I was researching away when my mum found me in the darkened cupboard.

“You really shouldn’t be looking at magazines featuring ladies’ bare breasts, Michael.”

“Bare breasts, mother,” I replied, “I’d not noticed; I was reading the very well-written in-depth articles.”

She took the magazine away, probably to be used as a rolling pin later that evening on my dad, muttering, “no bleedin’ wonder you’re always having to go to the opticians!”

Cutting the mustard

I think my maternal nan had lodgers; I think they were The Borrowers.

Every Sunday I’d walk, with my parents, down one flight of stairs in our Balham flats, to lunch at my nan’s.

Everything was laid out on the table, the roast was brought in, then the condiments: salt, pepper and, and this is where my suspicions were alerted, a very small bowl, full of mustard, plus an even smaller, exceptionally tiny, tiny spoon!

All through lunch I’d be looking around looking at cracks in the skirting board for any evidence of stunted human life. 

I assumed The Borrowers didn’t have Sunday lunch.  Was this part of the rental agreement with my nan – you can live here, but we want your spoons every Sunday?  Did the size of the spoon affect the taste of the mustard?  Did The Borrowers insist, as part of this bartering system, on it being Colman’s own brand and not some muck from Dijon?

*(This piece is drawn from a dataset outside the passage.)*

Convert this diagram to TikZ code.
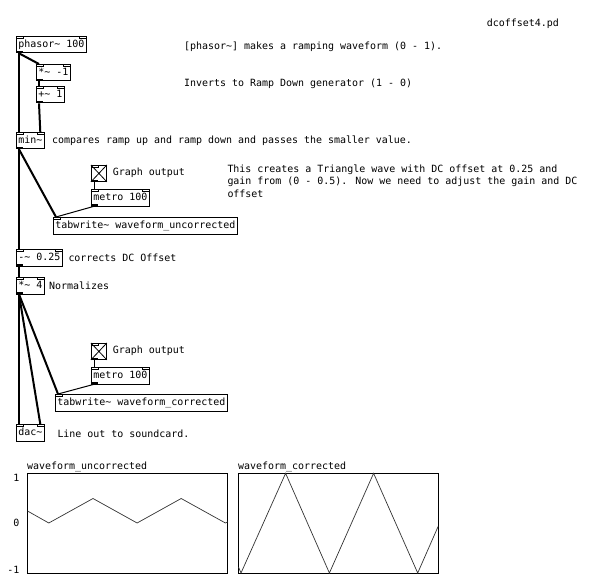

My nan had an old crimplene house coat she’d wear permanently.  It had two pockets: one would store the sprouts I’d not eaten, having deflected my parents’ attention before whipping them off my plate; the other might have The Borrowers’ bedroom?

My paternal nan also had tiny spoons.  Whenever I’d make the journey to Marylebone to see her, dessert was always served with a tiny spoon with “LCC” on it.  Perhaps another side of The Borrowers family lived there – a family of kleptomaniacs who stole from local council offices?